- Origin: Denmark
- Genres: Pop
- Years active: 1997 -
- Labels: Little Tornado
- Members: Dorthe Gerlach Michael Hartmann
- Website: Hush.dk

= The Sound of Hush =

Danish pop duo

Hush (regular title) is a Danish pop duo composing and performing music since 1997. The duo consists of singer Dorthe Gerlach and guitarist Michael Hartmann.

==History==
Michael Hartmann has a past as a speed metal guitarist and musician for singer-songwriter Marie Frank, but in 1997 he chose to work with his own ideas. He met Dorthe Gerlach when she was singing as a busker in the streets of Randers, and at first they formed a group with three other musicians, playing with more tempo and rock than later. In 2000 the duo agreed to play a more calm and simple music, and they moved to Copenhagen. Here they tried for some time to get a record contract, but did not succeed despite radio rotation and a movie appearance.
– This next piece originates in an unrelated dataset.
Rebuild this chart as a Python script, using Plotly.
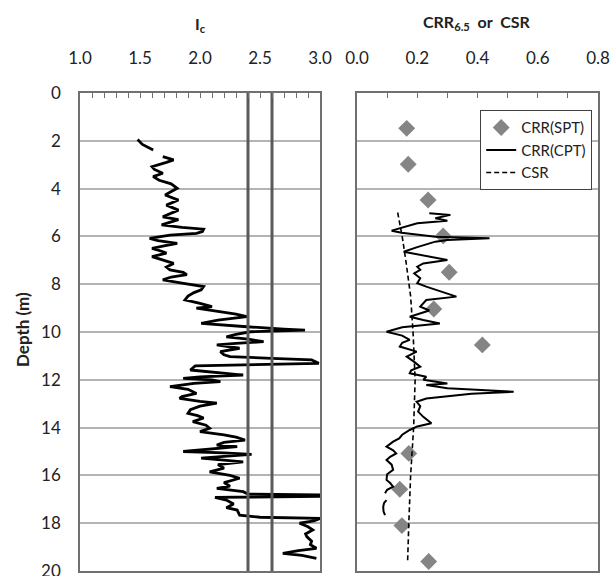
import plotly.graph_objects as go

# ---------------- data ----------------
ic_depth = [1.95, 2.15, 2.38, None,
            2.66, 2.80, 2.90, 3.08, 3.20, 3.36, 3.50, 3.65, 3.80, 3.99, 4.15, 4.27, 4.48, 4.69, 4.90,
            5.05, 5.18, 5.30, 5.52, 5.62, 5.70, 5.80, 5.87, 5.95, 6.08, 6.18, 6.29, 6.40, 6.50, 6.62,
            6.70, 6.85, 7.00, 7.13, 7.28, 7.40, 7.50, 7.60, 7.70, 7.82, 7.95, 8.10, 8.24, 8.35, 8.50,
            8.66, 8.80, 8.94, 9.00, 9.10, 9.25, 9.36, 9.50, 9.64, 9.72, 9.78, 9.88, 9.92, 9.96, 9.99,
            10.10, 10.20, 10.30, 10.40, 10.48, 10.54, 10.68, 10.82, 10.95, 11.03, 11.10, 11.17, 11.31,
            11.36, 11.42, 11.59, 11.70, 11.80, 11.88, 11.94, 12.00, 12.08, 12.15, 12.29, 12.40, 12.57,
            12.70, 12.78, 12.90, 12.98, 13.10, 13.25, 13.40, 13.50, 13.60, 13.75, 13.90, 14.03, 14.17,
            14.30, 14.40, 14.52, 14.62, 14.73, 14.80, 14.90, 15.00, 15.06, 15.12, 15.20, 15.28, 15.43,
            15.55, 15.70, 15.85, 16.00, 16.12, 16.30, 16.45, 16.54, 16.68, 16.78, 16.82, 16.88, 16.92,
            17.03, 17.20, 17.35, 17.45, 17.66, 17.75, 17.80, 17.90, 18.00, 18.15, 18.28, 18.45, 18.56,
            18.75, 18.90, 19.05, 19.15, 19.26, 19.35, 19.47]
ic_value = [1.48, 1.52, 1.61, None,
            1.69, 1.78, 1.72, 1.60, 1.62, 1.69, 1.61, 1.66, 1.76, 1.81, 1.75, 1.71, 1.82, 1.72, 1.82,
            1.75, 1.69, 1.82, 1.68, 1.85, 2.03, 2.02, 1.97, 1.75, 1.58, 1.65, 1.81, 1.70, 1.60, 1.68,
            1.72, 1.60, 1.70, 1.78, 1.72, 1.75, 1.86, 1.89, 1.76, 1.69, 1.85, 2.03, 2.01, 1.95, 1.90,
            1.875, 2.00, 2.10, 1.97, 2.10, 2.30, 2.39, 2.15, 2.01, 2.20, 2.39, 2.70, 2.875, 2.60, 2.42,
            2.30, 2.22, 2.40, 2.53, 2.30, 2.14, 2.33, 2.17, 2.20, 2.25, 2.60, 2.93, 2.99,
            2.40, 1.96, 1.92, 2.15, 2.36, 2.00, 1.86, 2.10, 2.17, 1.95, 1.75, 1.90, 1.97,
            1.85, 1.83, 2.00, 2.14, 2.00, 1.92, 1.90, 1.98, 2.03, 1.94, 2.05, 2.08, 2.00,
            2.20, 2.30, 2.375, 2.20, 2.14, 2.31, 2.10, 1.86, 2.20, 2.43, 2.20, 2.01, 2.36,
            2.15, 2.20, 2.08, 2.25, 2.33, 2.20, 2.25, 2.14, 2.36, 2.40, 3.00, 3.00, 2.125,
            2.22, 2.28, 2.22, 2.31, 2.33, 2.50, 3.00, 2.95, 2.83, 2.90, 2.94, 2.88, 2.89,
            2.93, 2.92, 2.97, 2.82, 2.69, 2.85, 2.97]

ic_bounds = [2.4, 2.6]

cpt_depth = [5.03, 5.10, 5.24, 5.34, 5.45, 5.59, 5.76, 5.85, 5.95, 6.01, 6.08, 6.15, 6.22, 6.29, 6.45,
             6.64, 6.75, 6.85, 6.99, 7.13, 7.27, 7.40, 7.55, 7.75, 7.96, 8.10, 8.30, 8.52, 8.66, 8.80,
             8.94, 9.10, 9.36, 9.50, 9.64, 9.80, 9.99, 10.15, 10.33, 10.45, 10.61, 10.82, 11.03, 11.25,
             11.45, 11.60, 11.73, 11.87, 12.00, 12.15, 12.22, 12.35, 12.50, 12.58, 12.64, 12.78, 12.92,
             13.10, 13.33, 13.55, 13.82, 13.95, 14.10, 14.30, 14.45, 14.59, 14.80, 14.95, 15.08, 15.22,
             15.36, 15.55, 15.77, 15.95, 16.19, 16.32, 16.47, 16.60, 16.75, None,
             17.03, 17.15, 17.31, 17.50, 17.66]
cpt_crr = [0.24, 0.31, 0.26, 0.30, 0.20, 0.165, 0.115, 0.148, 0.22, 0.26, 0.44, 0.30, 0.26, 0.24, 0.20,
           0.155, 0.20, 0.23, 0.30, 0.22, 0.20, 0.21, 0.19, 0.21, 0.20, 0.23, 0.28, 0.33, 0.23, 0.22,
           0.21, 0.24, 0.175, 0.22, 0.275, 0.15, 0.098, 0.15, 0.175, 0.15, 0.142, 0.198, 0.165, 0.19,
           0.21, 0.18, 0.175, 0.23, 0.22, 0.30, 0.23, 0.30, 0.52, 0.38, 0.34, 0.23, 0.198,
           0.21, 0.203, 0.22, 0.247, 0.20, 0.175, 0.15, 0.14, 0.12, 0.098, 0.12, 0.13, 0.11,
           0.098, 0.115, 0.12, 0.10, 0.098, 0.11, 0.12, 0.10, 0.093, None,
           0.098, 0.09, 0.087, 0.088, 0.093]

csr_depth = [5.0, 6.0, 7.0, 8.5, 10.0, 12.0, 14.0, 16.0, 18.0, 19.6]
csr_value = [0.135, 0.150, 0.162, 0.178, 0.186, 0.193, 0.188, 0.178, 0.172, 0.168]

spt_depth = [1.48, 2.98, 4.48, 5.98, 7.50, 9.04, 10.54, 15.08, 16.58, 18.10, 19.60]
spt_crr = [0.165, 0.170, 0.236, 0.286, 0.306, 0.255, 0.416, 0.172, 0.142, 0.149, 0.238]

ic_ticks = [1.0, 1.5, 2.0, 2.5, 3.0]
crr_ticks = [0.0, 0.2, 0.4, 0.6, 0.8]
depth_ticks = list(range(0, 21, 2))

# ---------------- figure ----------------
FONT = "Lato"
TXT = "#222222"
BORDER = "#707070"
GRID = "#b4b4b4"

fig = go.Figure()

fig.add_trace(go.Scatter(x=ic_value, y=ic_depth, mode="lines", xaxis="x", yaxis="y",
                         line=dict(color="black", width=2.8), showlegend=False,
                         connectgaps=False))
for b in ic_bounds:
    fig.add_trace(go.Scatter(x=[b, b], y=[0, 20], mode="lines", xaxis="x", yaxis="y",
                             line=dict(color="#5a5a5a", width=3), showlegend=False))

fig.add_trace(go.Scatter(x=spt_crr, y=spt_depth, mode="markers", xaxis="x2", yaxis="y2",
                         name="CRR(SPT)",
                         marker=dict(symbol="diamond", size=13, color="#858585")))
fig.add_trace(go.Scatter(x=cpt_crr, y=cpt_depth, mode="lines", xaxis="x2", yaxis="y2",
                         name="CRR(CPT)", line=dict(color="black", width=2), connectgaps=False))
fig.add_trace(go.Scatter(x=csr_value, y=csr_depth, mode="lines", xaxis="x2", yaxis="y2",
                         name="CSR", line=dict(color="black", width=1.6, dash="5px,3px")))

W, H = 616, 576
L, R, T, B = 80, 18, 93, 5
pw = W - L - R
ph = H - T - B

def px_x(p):
    return (p - L) / pw

def px_y(p):
    return 1 - (p - T) / ph

common_x = dict(side="top", ticks="inside", ticklen=5, tickcolor=BORDER, tickwidth=1.2,
                showline=True, linecolor=BORDER, linewidth=1.6, mirror=True,
                showgrid=False, zeroline=False, tickformat=".1f",
                tickfont=dict(family=FONT, size=17, color=TXT),
                ticklabelstandoff=20, ticklabeloverflow="allow", automargin=False)

fig.update_layout(
    width=W, height=H,
    margin=dict(l=L, r=R, t=T, b=B),
    paper_bgcolor="white", plot_bgcolor="white",
    font=dict(family=FONT, color=TXT),
    xaxis=dict(domain=[0, px_x(320)], range=[1, 3], tickvals=ic_ticks,
               minor=dict(dtick=0.1, ticks="inside", ticklen=5, tickcolor=BORDER, showgrid=False),
               anchor="y", **common_x),
    xaxis2=dict(domain=[px_x(357), 1], range=[0, 0.8], tickvals=crr_ticks,
                minor=dict(dtick=0.1, ticks="inside", ticklen=5, tickcolor=BORDER, showgrid=False),
                anchor="y2", **common_x),
    yaxis=dict(domain=[0, 1], range=[20, 0], tickvals=depth_ticks, anchor="x",
               showgrid=True, gridcolor=GRID, gridwidth=1.5, zeroline=False,
               showline=True, linecolor=BORDER, linewidth=1.6, mirror=True, ticks="",
               tickfont=dict(family=FONT, size=17, color=TXT), ticklabelstandoff=14,
               ticklabeloverflow="allow", automargin=False),
    yaxis2=dict(domain=[0, 1], range=[20, 0], tickvals=depth_ticks, anchor="x2",
                matches="y", showticklabels=False, automargin=False,
                showgrid=True, gridcolor=GRID, gridwidth=1.5, zeroline=False,
                showline=True, linecolor=BORDER, linewidth=1.6, mirror=True, ticks=""),
    legend=dict(x=px_x(592), xanchor="right", y=px_y(110), yanchor="top",
                bgcolor="white", bordercolor="#404040", borderwidth=1.2,
                font=dict(family=FONT, size=15, color=TXT), tracegroupgap=0,
                itemwidth=30),
    annotations=[
        dict(text="<b>I<sub>c</sub></b>", x=px_x(200), y=px_y(25), xref="paper", yref="paper",
             xanchor="center", yanchor="middle",
             showarrow=False, font=dict(family=FONT, size=16, color=TXT)),
        dict(text="<b>CRR<sub>6.5</sub>  or  CSR</b>", x=px_x(477), y=px_y(22), xref="paper",
             yref="paper", xanchor="center", yanchor="middle",
             showarrow=False, font=dict(family=FONT, size=16, color=TXT)),
        dict(text="<b>Depth (m)</b>", x=px_x(22), y=px_y(330), xref="paper", yref="paper",
             xanchor="center", yanchor="middle",
             textangle=-90, showarrow=False, font=dict(family=FONT, size=17, color=TXT)),
    ],
)

fig.write_html("out.html")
The duo decided to go to a showcase in London in 2002 playing for the English music industry, where Tina Dico set them up with her English manager Jonathan Morley. He arranged for them to go to Nashville to exchange ideas with American songwriters in 2003, and this trip reaffirmed their belief of having a special musical expression. Another showcase in London brought good reviews in the British music press, and finally they got a contract with Universal. In 2004 their first album A Lifetime sold 20,000 copies in Denmark.

Since then, they have toured in various countries including UK and Canada, sometimes with support of musicians such as Sally Barris, other times acting as support for Turin Brakes and Stephen Fretwell in 2005, Jamie Cullum in 2006, and Runrig in 2010. Various artists have contributed to their music, including Billy Burnette.

In 2005 the duo agreed with VW about using the song "Lovestruck" from A Lifetime in a European commercial for the Polo.

==Music==
The group differs from most pop groups in using instruments such as mandolin, banjo and mellotron.

==Discography==
- A Lifetime (2004)
- For All the Right Reasons (2007)
- Backroads (2008)
- Dark Horse (2011)
- Sand (2018)

==Awards==
The group was nominated for five categories in the 2005 Danish Music Awards, but did not win.
They won a European Border Breaker award in 2005 as one of the European artists whose debut album have sold the most in the EU outside their own country.